Aanhangsel van de Handelingen

Vragen gesteld door de leden der Kamer, met de daarop door de regering gegeven antwoorden

3787

Vragen van het lid Van Raak (SP) aan de minister van Binnenlandse Zaken en Koninkrijksrelaties over het afluisteren van journalisten. (Ingezonden 27 juli 2009)

1

Waarom hebt u tot vier keer toe toestemming gegeven voor het laten afluisteren en/of volgen van journalisten van De Telegraaf?1 Deelt u de opvatting dat de inzet van bijzondere bevoegdheden door de veiligheidsdiensten niet is bedoeld om het falen van deze diensten te verdoezelen?

2

Wat is uw reactie op de uitspraak van de kortgedingrechter in Amsterdam van 23 juli 2009 dat de Algemene inlichtingen- en veiligheidsdienst (AIVD) onmiddellijk moet stoppen met het afluisteren, uitpeilen en volgen van journalisten van De Telegraaf?

3

Welke gevolgen heeft deze uitspraak voor de inzet van bijzondere bevoegdheden tegen politici, journalisten, advocaten en andere beroepsgroepen die niet kunnen functioneren zonder een afdoende bronbescherming?

4

Welke journalisten, politici en advocaten zijn de afgelopen 25 jaar om soortgelijke redenen afgeluisterd, uitgepeild of gevolgd door de AIVD of door andere veiligheidsdiensten?

5

Wanneer beantwoorden u en de minister van Justitie mijn vragen over de inval van de Rijksrecherche bij een journaliste van De Telegraaf?2

Antwoord

Antwoord van minister Ter Horst (Binnenlandse Zaken en Koninkrijksrelaties) (ontvangen 9 september 2009)

1 t/m 3

De AIVD kan op basis van de Wet op de Inlichtingen- en Veiligheidsdiensten 2002 (Wiv 2002) bijzondere bevoegdheden inzetten jegens organisaties en personen die aanleiding geven tot het ernstige vermoeden dat zij een gevaar vormen voor het voortbestaan van de democratische rechtsorde, dan wel voor de veiligheid of andere gewichtige belangen van staat.

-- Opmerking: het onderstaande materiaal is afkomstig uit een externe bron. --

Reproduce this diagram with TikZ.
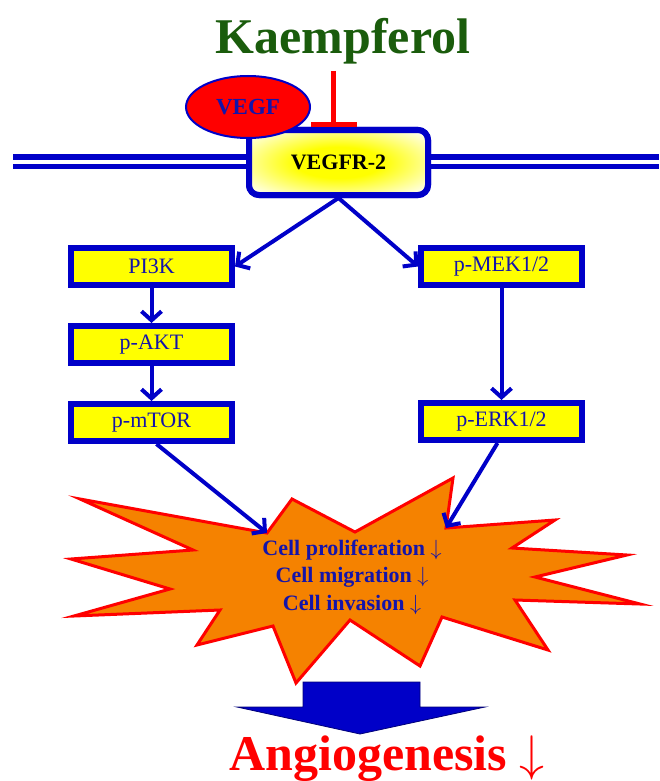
\RequirePackage{fix-cm}
\documentclass[tikz,border=0pt]{standalone}
\usepackage{amsmath}
\usepackage{fontspec}
\setmainfont{Liberation Serif}
\usetikzlibrary{%
	calc,%
	arrows.meta,%
	shapes.geometric,%
	positioning,%
}
\definecolor{cblue}{RGB}{0, 0, 200}
\definecolor{cbluedark}{RGB}{0, 0, 120}
\definecolor{ctext}{RGB}{20, 20, 170}
\definecolor{cred}{RGB}{255, 0, 0}
\definecolor{corange}{RGB}{245, 130, 0}
\definecolor{cgreen}{RGB}{26, 92, 12}
\definecolor{cyellow}{RGB}{255, 255, 0}
\pgfdeclareradialshading{receptorglow}{\pgfpoint{0bp}{0bp}}{%
	color(0bp)=(cyellow); color(12bp)=(cyellow); color(34bp)=(white); color(50bp)=(white)}
\newcommand{\decrease}{ $\downarrow$}
\tikzset{
	>={Straight Barb[length=9pt, width=20pt]},%
	nodes={align=center},%
	kinase/.style={%
			draw=cblue,%
			fill=cyellow,%
			rectangle,%
			line width=6pt,%
			minimum width=161pt,%
			minimum height=37pt,%
			text=ctext,%
			font={\fontsize{22}{26}\selectfont}},%
	receptor/.style={%
			draw=cblue,%
			rectangle,%
			rounded corners=10pt,%
			line width=6pt,%
			minimum width=179pt,%
			minimum height=65pt,%
			shading=receptorglow,%
			font={\fontsize{22}{26}\selectfont\bfseries}},%
	ligand/.style={%
			draw=cblue,%
			fill=cred,%
			ellipse,%
			line width=2pt,%
			minimum width=124pt,%
			minimum height=62pt,%
			text=ctext,%
			font={\fontsize{23}{26}\selectfont\bfseries}},%
	effect/.style={%
			text=ctext,%
			font={\fontsize{22}{27.5}\selectfont\bfseries}},%
	headline/.style={%
			anchor=base,%
			inner sep=0pt,%
			font={\fontsize{50}{60}\selectfont\bfseries}},%
	signal/.style={draw=cblue, line width=4pt, ->},%
	membrane/.style={draw=cblue, line width=5.5pt, double=white, double distance=4pt},%
	inhibit/.style={draw=cred, line width=5pt, -{Bar[width=46pt]}},%
	burst/.style={draw=cred, fill=corange, line width=3pt, line join=miter},%
}

\begin{document}
\begin{tikzpicture}[x=1pt, y=-1pt]%
	\useasboundingbox (0,0) rectangle (659,781);

	\node[headline, text=cgreen] (kaem) at (343,54) {Kaempferol};

	% membrane with receptor
	\coordinate (memL) at (13,161.5);
	\coordinate (memR) at (659,161.5);
	\node[receptor] (vegfr) at (338.5,162.5) {VEGFR-2};
	\draw[membrane] (memL) -- (memL -| vegfr.west);
	\draw[membrane] (memR -| vegfr.east) -- (memR);
	\node[receptor] at (vegfr) {VEGFR-2};
	\node[ligand] (vegf) at (248,107) {VEGF};
	\draw[inhibit] ($(kaem.south -| vegfr.north)+(-5,6)$) -- ($(vegfr.north)+(-5,0)$);

	% kinase cascades
	\node[kinase] (pi3k) at (151.5,266.5) {PI3K};
	\node[kinase] (pakt) [below=35pt of pi3k] {p-AKT};
	\node[kinase] (pmtor) [below=35pt of pakt] {p-mTOR};
	\node[kinase] (pmek) [right=183pt of pi3k] {p-MEK1/2};
	\node[kinase] (perk) [below=112pt of pmek] {p-ERK1/2};

	% cellular effects
	\coordinate (burstL) at (267,533);
	\coordinate (burstR) at (446,528);
	\draw[burst] (burstL) -- (292,499) -- (355,532) -- (453,478) -- (burstR)
		-- (555,520) -- (512,548) -- (627,555) -- (535,577) -- (640,604)
		-- (515,600) -- (548,650) -- (442,617) -- (420,666) -- (350,620)
		-- (296,683) -- (273,626) -- (197,645) -- (220,610) -- (74,616)
		-- (170,589) -- (71,559) -- (193,550) -- (80,499) -- cycle;
	\node[effect] (effects) at (352,577) {Cell proliferation\decrease\\Cell migration\decrease\\Cell invasion\decrease};

	\draw[signal] (vegfr.south) to (pi3k.east);
	\draw[signal] (vegfr.south) to (pmek.west);
	\draw[signal] (pi3k) to (pakt);
	\draw[signal] (pakt) to (pmtor);
	\draw[signal] (pmek) to (perk);
	\draw[signal] ([xshift=5pt]pmtor.south) to (burstL);
	\draw[signal] ([xshift=-4pt]perk.south) to (burstR);

	% outcome
	\draw[fill=cblue, draw=cbluedark, line width=0.8pt] (303,682) -- (420,682) -- (420,707) -- (485,707)
		-- (360,734) -- (237,707) -- (303,707) -- cycle;
	\node[headline, text=cred] (angio) at (387,770) {Angiogenesis\decrease};
\end{tikzpicture}
\end{document}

Ook journalisten kunnen in dezen onderwerp van onderzoek zijn van de AIVD.

Aan elke inzet van bijzondere bevoegdheden gaat een zware afweging vooraf inzake noodzakelijkheid, proportionaliteit en subsidiariteit. Ten aanzien van de inzet van bijzondere inlichtingenmiddelen jegens beperkt verschoningsgerechtigden, zoals journalisten, geldt de toestemming hiervoor één maand, in plaats van de gebruikelijke drie maanden.

Ten aanzien van deze specifieke zaak geldt dat ik kennis heb genomen van de uitspraak in kort geding van de rechtbank Amsterdam. In reactie daarop heb ik aangekondigd in hoger beroep te gaan. In afwachting van het verdere verloop van de procedure, loop ik niet vooruit op eventuele gevolgen van deze uitspraak in eerste aanleg voor de inzet van bijzondere bevoegdheden.

Uit het door de AIVD uitgebrachte ambtsbericht – waaraan in het artikel in de Telegraaf van 24 juli jl. wordt gerefereerd – blijkt overigens niet dat tot vier keer toe toestemming is gegeven voor het laten afluisteren en/of volgen van journalisten van De Telegraaf.

4

Over specifieke onderzoekssubjecten van de AIVD kunnen geen mededelingen worden gedaan.

5

Deze zijn inmiddels beantwoord.


XNoot
1

 De Telegraaf, 24 juli 2009: «Afluisteren van journalisten moet stoppen».

XNoot
2

 Aanhangsel Handelingen, vergaderjaar 2008–2009, nr. 3213.